A snake in the grass. Now there’s a metaphor.
Everyone tries to calm down a breathless Madeline at the open of this episode, but they all appear to be missing the fact that she’s having a whale of a time. After all, they are traipsing through the ruins of an erotic temple: a monument erected to celebrate sensuality and sexual invention, now abandoned as the men who built it have wandered off somewhere else more interesting.
That might be another metaphor that Madeline herself is missing. The guide tells newcomer Farquar that the more important erotic carvings are around the back. ‘Aren’t they always,’ he responds, as if he’s spent most of his formative years in Soho bookshops in the fifties.
The Dalals have dinner, and Sita is the guest of honour, while Sunni is bridling with pleasant anger. ‘Look at you, so pink and fat,’ she spits at her brother in a textbook example of passive aggression. ‘Maybe one day you will be viceroy.’

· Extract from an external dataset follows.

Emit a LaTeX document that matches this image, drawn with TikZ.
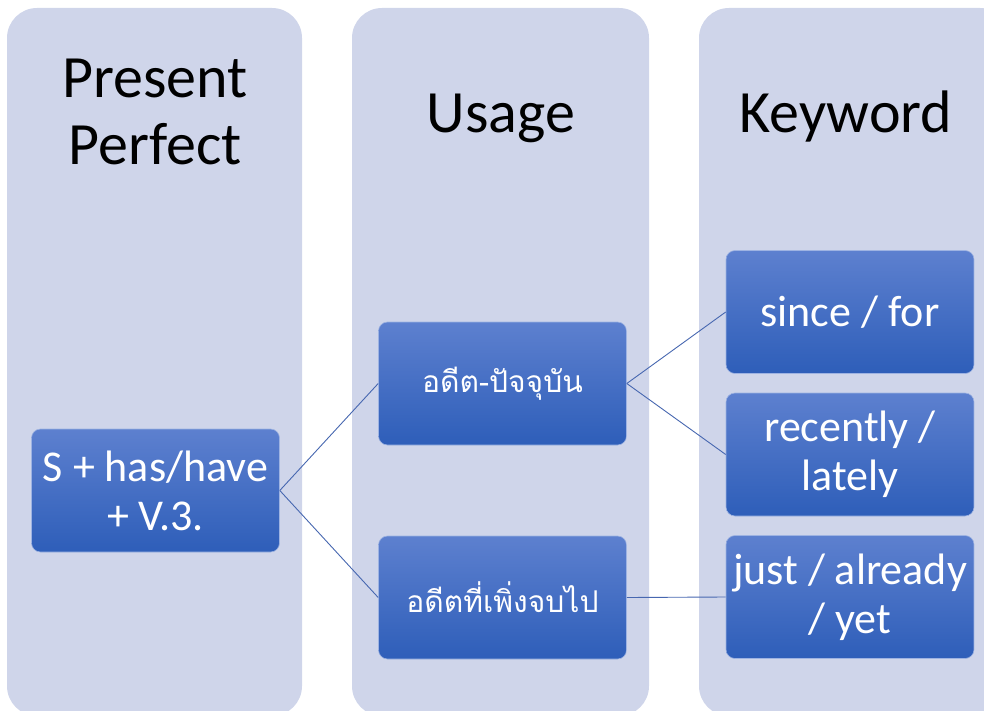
\documentclass[tikz,border=0pt]{standalone}
\usepackage{fontspec}
\setmainfont{Carlito}
\newfontfamily\thaifont[Script=Thai]{Loma}
\definecolor{panelc}{HTML}{CFD5EA}
\definecolor{boxtop}{HTML}{5D80CF}
\definecolor{boxbot}{HTML}{2E5EB9}
\definecolor{linec}{HTML}{4767B0}
\begin{document}
\begin{tikzpicture}[x=1pt,y=-1pt,
  panel/.style={fill=panelc,rounded corners=30pt},
  title/.style={font=\fontsize{60}{67}\selectfont,text=black,align=center,inner sep=0pt},
  bluebox/.style={rounded corners=9pt,top color=boxtop,bottom color=boxbot,draw=boxtop!60!white,line width=0.6pt,text=white,align=center,inner sep=0pt,minimum width=248pt,minimum height=123pt,font=\fontsize{44}{49}\selectfont},
  thaibox/.style={bluebox,font=\thaifont\fontsize{30}{36}\selectfont},
  conn/.style={draw=linec,line width=0.9pt}]
\useasboundingbox (0,0) rectangle (984,711);
\begin{scope}
\clip (0,0) rectangle (984,711);
\fill[panel] (7,8) rectangle (302,716);
\fill[panel] (352,8) rectangle (649,716);
\fill[panel] (699,8) rectangle (1010,716);
\end{scope}
\node[title,anchor=base] (t1) at (155,165) {Present\\Perfect};
\node[title,anchor=base] (t2) at (501,133) {Usage};
\node[title,anchor=base] (t3) at (846,133) {Keyword};
\node[bluebox] (s) at (155.5,490.5) {S + has/have\\+ V.3.};
\node[thaibox] (u1) at (502.5,383.5) {อดีต-ปัจจุบัน};
\node[thaibox] (u2) at (502.5,597.5) {อดีตที่เพิ่งจบไป};
\node[bluebox] (k1) at (850,312) {since / for};
\node[bluebox] (k2) at (850,454.5) {recently /\\lately};
\node[bluebox] (k3) at (850,597) {just / already\\/ yet};
\draw[conn] (s.east) -- (u1.west);
\draw[conn] (s.east) -- (u2.west);
\draw[conn] (u1.east) -- (k1.west);
\draw[conn] (u1.east) -- (k2.west);
\draw[conn] (u2.east) -- (k3.west);
\end{tikzpicture}
\end{document}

The conversation soon descends into an Indian version of ‘what have the Romans ever done for us’. Sooni’s father can’t keep a lid on his irritation: ‘The British gave you an education to sit here scorning your own father,’ Sooni doesn’t argue. Not with that point, anyway.
The elder Dalals get a lovely scene to themselves later on, where we get to see them being husband and wife, rather than harried, proud parents. ‘I won’t to tell Aafrin to run,’ Bapi remarks, indicating that he’s the most progressive traditionalist in a thirty mile radius, ‘whenever the world tells him to stop.’ He might be telling his son to run even faster, if he could see how curious Alice attempts to catch Aafrin’s eye and heart: ‘I tried being unhappy. Other people seem to manage, don’t they?’

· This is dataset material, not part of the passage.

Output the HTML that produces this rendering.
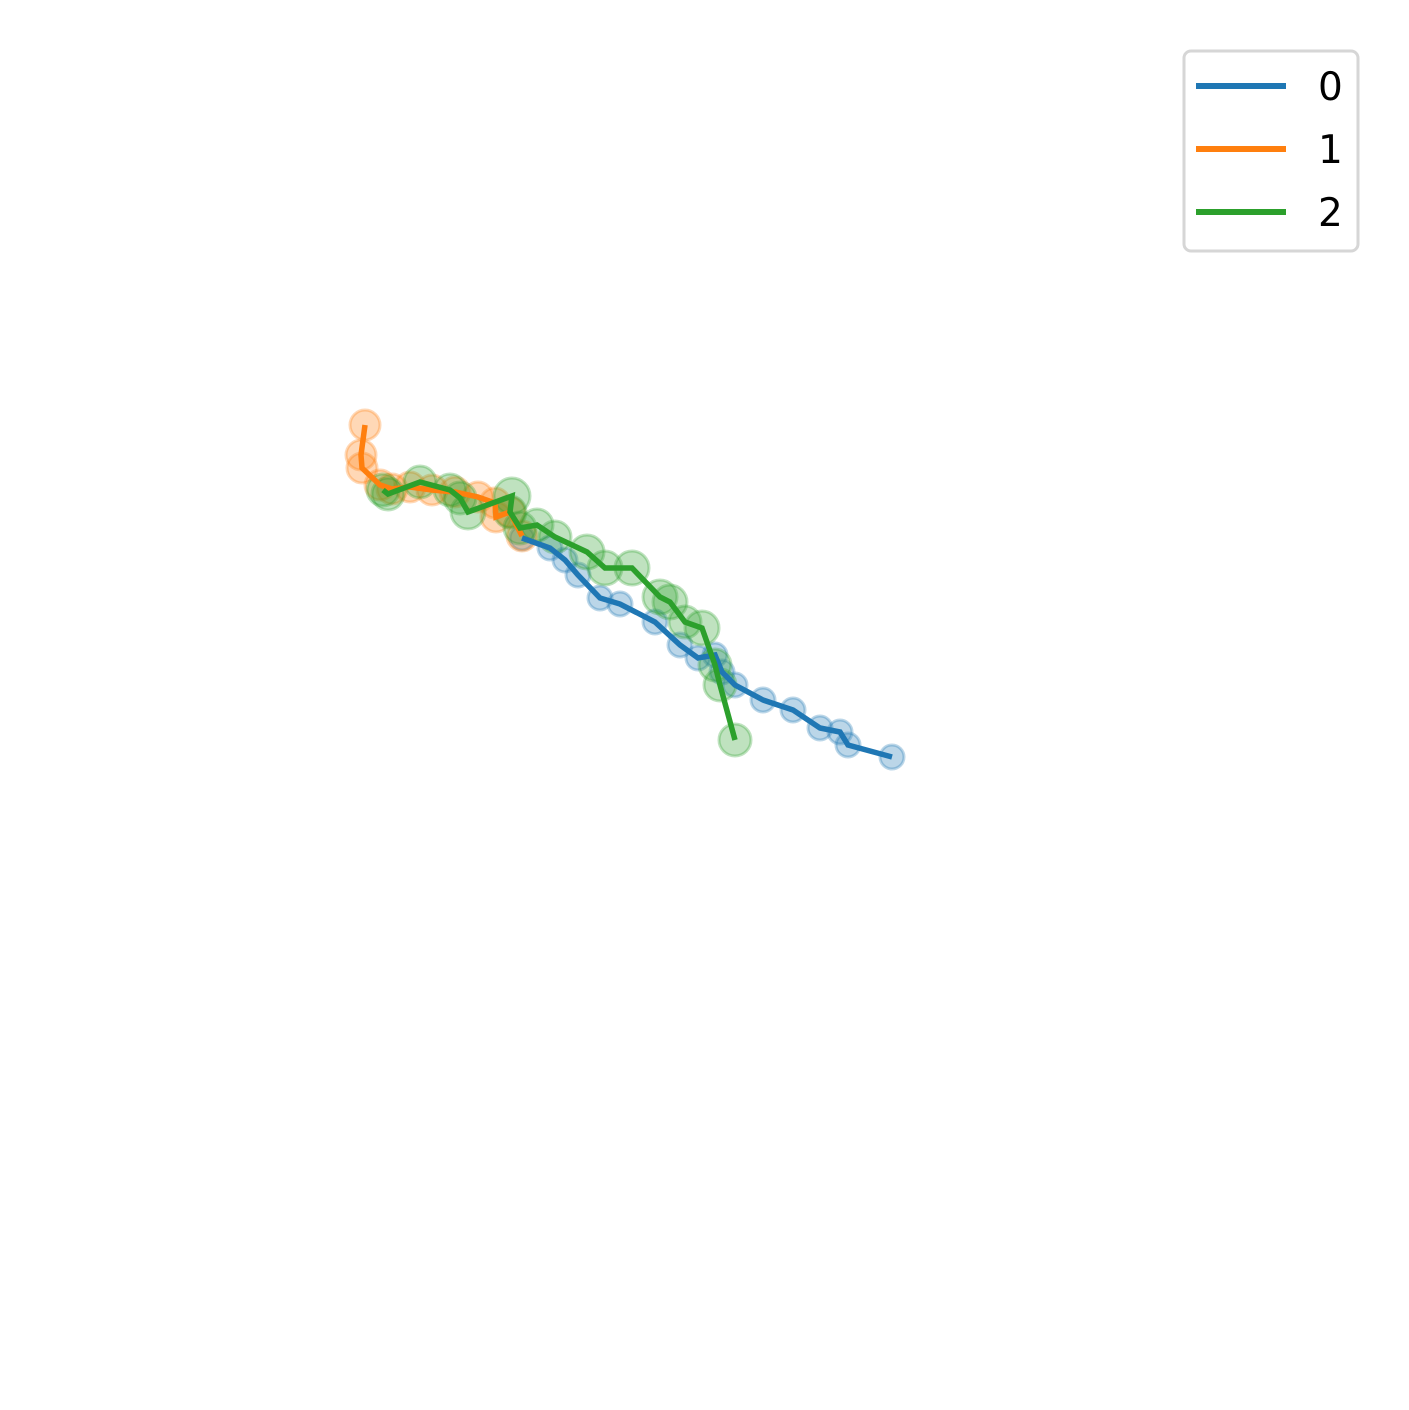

Dougie is an interesting character. On the outside, he looks like the retro hipster that sold you an artisan coffee last week: tall, skinny, no dairy. That’s the coffee, by the way, not Dougie, but now you mention it. As the ‘uncle’ of the local orphanage, and saddled with yearning looks at the beautiful and intelligent Leena, he clearly fancies himself as a bit of a Heathcliff. But he flinches away from his wife, Sarah, who despite her complex faults, is making an effort to connect. But Dougie would much rather disprove the old ‘no man is an island’ theory.
This episode is full of the sort of revelations that are normally held back to the season finale (so yes, you win your bet: Ralph is Adam’s father), meaning that it’ll be interesting to see where things go in the remaining episodes (or indeed in the second season). But now, everyone is being dragged into everyone else’s conspiracies.
Ralph is spinning more plates than an entertainer at one of Cynthia Coffin’s tea parties, and it’s increasingly difficult to keep track of what he knows: the camera angle carefully hides his expression from us whenever he walks into a room where his sister is being doe eyed and breathless with Aafrin. He’s not so subtle with Captain Farquar later, though and moves quickly to support his sister by introducing Farquar to both gravity and a staircase.
Aafrin, used to taking notes from Ralph, will well understand the implications.
Aired at 9pm on Sunday 22 March 2015 on Channel 4.